» **INSTRUCTIONS TO FOLLOW**
Restate the whole of the material. Keep every word, and drop the pictures.

» **SOURCE EXCERPT**
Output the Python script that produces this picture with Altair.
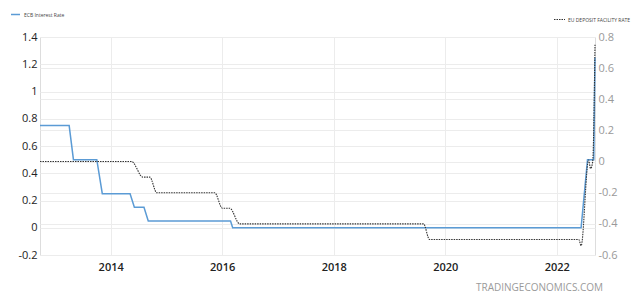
import altair as alt
import pandas as pd

# ECB main refinancing rate (left axis)
ecb_dates = ["2012-09-25", "2013-04-04", "2013-05-02", "2013-10-02", "2013-11-07",
             "2014-05-08", "2014-06-05", "2014-08-07", "2014-09-04", "2016-02-25",
             "2016-03-10", "2022-06-09", "2022-07-21", "2022-08-31", "2022-09-08"]
ecb_rates = [0.75, 0.75, 0.5, 0.5, 0.25, 0.25, 0.15, 0.15, 0.05, 0.05,
             0.0, 0.0, 0.5, 0.5, 1.25]

# EU deposit facility rate (right axis)
dep_dates = ["2012-09-25", "2014-05-18", "2014-07-31", "2014-09-14", "2014-10-30",
             "2015-11-13", "2016-01-03", "2016-02-20", "2016-04-25", "2019-08-12",
             "2019-09-20", "2022-05-25", "2022-06-09", "2022-07-28", "2022-08-10",
             "2022-08-24", "2022-09-08"]
dep_rates = [0.0, 0.0, -0.1, -0.1, -0.2, -0.2, -0.3, -0.3, -0.4, -0.4,
             -0.5, -0.5, -0.54, 0.01, -0.045, 0.0, 0.75]

left_ticks = [-0.2, 0, 0.2, 0.4, 0.6, 0.8, 1, 1.2, 1.4]
right_ticks = [-0.6, -0.4, -0.2, 0, 0.2, 0.4, 0.6, 0.8]
year_ticks = [2014, 2016, 2018, 2020, 2022]

ecb_df = pd.DataFrame({"date": ecb_dates, "rate": ecb_rates, "series": "ECB Interest Rate"})
dep_df = pd.DataFrame({"date": dep_dates, "rate": dep_rates, "series": "EU DEPOSIT FACILITY RATE"})
wm_df = pd.DataFrame({"t": ["TRADINGECONOMICS.COM"]})

FONT = "Open Sans"
label_expr = "datum.value < 0 ? '-' + format(-datum.value, '~g') : format(datum.value, '~g')"

x_enc = alt.X(
    "date:T",
    scale=alt.Scale(domain=[alt.DateTime(year=2012, month=9, date=25),
                            alt.DateTime(year=2022, month=9, date=8)], nice=False),
    axis=alt.Axis(values=[alt.DateTime(year=y, month=1, date=1) for y in year_ticks],
                  format="%Y", title=None, grid=True, gridColor="#ececec",
                  domain=False, ticks=False, labelPadding=6, labelFontSize=11,
                  labelColor="#222", labelFont=FONT, labelFontWeight=600),
)

ecb = alt.Chart(ecb_df).mark_line(strokeWidth=1.5, interpolate="linear").encode(
    x=x_enc,
    y=alt.Y("rate:Q", scale=alt.Scale(domain=[-0.2, 1.4], nice=False, zero=False),
            axis=alt.Axis(values=left_ticks, labelExpr=label_expr, title=None,
                          grid=True, gridColor="#ececec", domain=False, ticks=False,
                          labelPadding=3, labelFontSize=11, labelColor="#222",
                          labelFont=FONT, orient="left")),
    color=alt.Color("series:N",
                    scale=alt.Scale(domain=["ECB Interest Rate"], range=["#5b9bd5"]),
                    legend=alt.Legend(orient="none", legendX=-30, legendY=-28, title=None,
                                      padding=0, symbolType="stroke", symbolSize=81,
                                      symbolStrokeWidth=1.5, labelFontSize=5,
                                      labelColor="#444", labelOffset=3, labelFont=FONT)),
)

dep = alt.Chart(dep_df).mark_line(strokeWidth=1.1, interpolate="monotone",
                                  strokeDash=[1.5, 1]).encode(
    x=x_enc,
    y=alt.Y("rate:Q", scale=alt.Scale(domain=[-0.6, 0.8], nice=False, zero=False),
            axis=alt.Axis(values=right_ticks, labelExpr=label_expr, title=None,
                          grid=True, gridColor="#ececec", domain=False, ticks=False,
                          labelPadding=3, labelFontSize=11, labelColor="#999",
                          labelFont=FONT, orient="right")),
    color=alt.Color("series:N",
                    scale=alt.Scale(domain=["EU DEPOSIT FACILITY RATE"], range=["#333333"]),
                    legend=alt.Legend(orient="none", legendX=513, legendY=-24, title=None,
                                      padding=0, symbolType="stroke", symbolSize=121,
                                      symbolStrokeWidth=1.1, symbolDash=[1.5, 1],
                                      labelFontSize=5, labelColor="#444", labelOffset=2,
                                      labelFont=FONT)),
)

wm = alt.Chart(wm_df).mark_text(align="left", baseline="middle", fontSize=10,
                                color="#9a9a9a", font=FONT).encode(
    text="t:N", x=alt.value(436), y=alt.value(251))

chart = alt.layer(ecb, dep, wm).resolve_scale(
    y="independent", color="independent"
).resolve_legend(color="independent").properties(
    width=555, height=218,
    autosize=alt.AutoSizeParams(type="none"),
    padding={"left": 40, "top": 37, "right": 45, "bottom": 46},
).configure_view(stroke=None).configure(background="white")

chart.save("out.html", embed_options={"renderer": "svg", "actions": False})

» **SOLUTION BELOW**
Output the Python script that produces this picture with Altair.
import altair as alt
import pandas as pd

# ECB main refinancing rate (left axis)
ecb_dates = ["2012-09-25", "2013-04-04", "2013-05-02", "2013-10-02", "2013-11-07",
             "2014-05-08", "2014-06-05", "2014-08-07", "2014-09-04", "2016-02-25",
             "2016-03-10", "2022-06-09", "2022-07-21", "2022-08-31", "2022-09-08"]
ecb_rates = [0.75, 0.75, 0.5, 0.5, 0.25, 0.25, 0.15, 0.15, 0.05, 0.05,
             0.0, 0.0, 0.5, 0.5, 1.25]

# EU deposit facility rate (right axis)
dep_dates = ["2012-09-25", "2014-05-18", "2014-07-31", "2014-09-14", "2014-10-30",
             "2015-11-13", "2016-01-03", "2016-02-20", "2016-04-25", "2019-08-12",
             "2019-09-20", "2022-05-25", "2022-06-09", "2022-07-28", "2022-08-10",
             "2022-08-24", "2022-09-08"]
dep_rates = [0.0, 0.0, -0.1, -0.1, -0.2, -0.2, -0.3, -0.3, -0.4, -0.4,
             -0.5, -0.5, -0.54, 0.01, -0.045, 0.0, 0.75]

left_ticks = [-0.2, 0, 0.2, 0.4, 0.6, 0.8, 1, 1.2, 1.4]
right_ticks = [-0.6, -0.4, -0.2, 0, 0.2, 0.4, 0.6, 0.8]
year_ticks = [2014, 2016, 2018, 2020, 2022]

ecb_df = pd.DataFrame({"date": ecb_dates, "rate": ecb_rates, "series": "ECB Interest Rate"})
dep_df = pd.DataFrame({"date": dep_dates, "rate": dep_rates, "series": "EU DEPOSIT FACILITY RATE"})
wm_df = pd.DataFrame({"t": ["TRADINGECONOMICS.COM"]})

FONT = "Open Sans"
label_expr = "datum.value < 0 ? '-' + format(-datum.value, '~g') : format(datum.value, '~g')"

x_enc = alt.X(
    "date:T",
    scale=alt.Scale(domain=[alt.DateTime(year=2012, month=9, date=25),
                            alt.DateTime(year=2022, month=9, date=8)], nice=False),
    axis=alt.Axis(values=[alt.DateTime(year=y, month=1, date=1) for y in year_ticks],
                  format="%Y", title=None, grid=True, gridColor="#ececec",
                  domain=False, ticks=False, labelPadding=6, labelFontSize=11,
                  labelColor="#222", labelFont=FONT, labelFontWeight=600),
)

ecb = alt.Chart(ecb_df).mark_line(strokeWidth=1.5, interpolate="linear").encode(
    x=x_enc,
    y=alt.Y("rate:Q", scale=alt.Scale(domain=[-0.2, 1.4], nice=False, zero=False),
            axis=alt.Axis(values=left_ticks, labelExpr=label_expr, title=None,
                          grid=True, gridColor="#ececec", domain=False, ticks=False,
                          labelPadding=3, labelFontSize=11, labelColor="#222",
                          labelFont=FONT, orient="left")),
    color=alt.Color("series:N",
                    scale=alt.Scale(domain=["ECB Interest Rate"], range=["#5b9bd5"]),
                    legend=alt.Legend(orient="none", legendX=-30, legendY=-28, title=None,
                                      padding=0, symbolType="stroke", symbolSize=81,
                                      symbolStrokeWidth=1.5, labelFontSize=5,
                                      labelColor="#444", labelOffset=3, labelFont=FONT)),
)

dep = alt.Chart(dep_df).mark_line(strokeWidth=1.1, interpolate="monotone",
                                  strokeDash=[1.5, 1]).encode(
    x=x_enc,
    y=alt.Y("rate:Q", scale=alt.Scale(domain=[-0.6, 0.8], nice=False, zero=False),
            axis=alt.Axis(values=right_ticks, labelExpr=label_expr, title=None,
                          grid=True, gridColor="#ececec", domain=False, ticks=False,
                          labelPadding=3, labelFontSize=11, labelColor="#999",
                          labelFont=FONT, orient="right")),
    color=alt.Color("series:N",
                    scale=alt.Scale(domain=["EU DEPOSIT FACILITY RATE"], range=["#333333"]),
                    legend=alt.Legend(orient="none", legendX=513, legendY=-24, title=None,
                                      padding=0, symbolType="stroke", symbolSize=121,
                                      symbolStrokeWidth=1.1, symbolDash=[1.5, 1],
                                      labelFontSize=5, labelColor="#444", labelOffset=2,
                                      labelFont=FONT)),
)

wm = alt.Chart(wm_df).mark_text(align="left", baseline="middle", fontSize=10,
                                color="#9a9a9a", font=FONT).encode(
    text="t:N", x=alt.value(436), y=alt.value(251))

chart = alt.layer(ecb, dep, wm).resolve_scale(
    y="independent", color="independent"
).resolve_legend(color="independent").properties(
    width=555, height=218,
    autosize=alt.AutoSizeParams(type="none"),
    padding={"left": 40, "top": 37, "right": 45, "bottom": 46},
).configure_view(stroke=None).configure(background="white")

chart.save("out.html", embed_options={"renderer": "svg", "actions": False})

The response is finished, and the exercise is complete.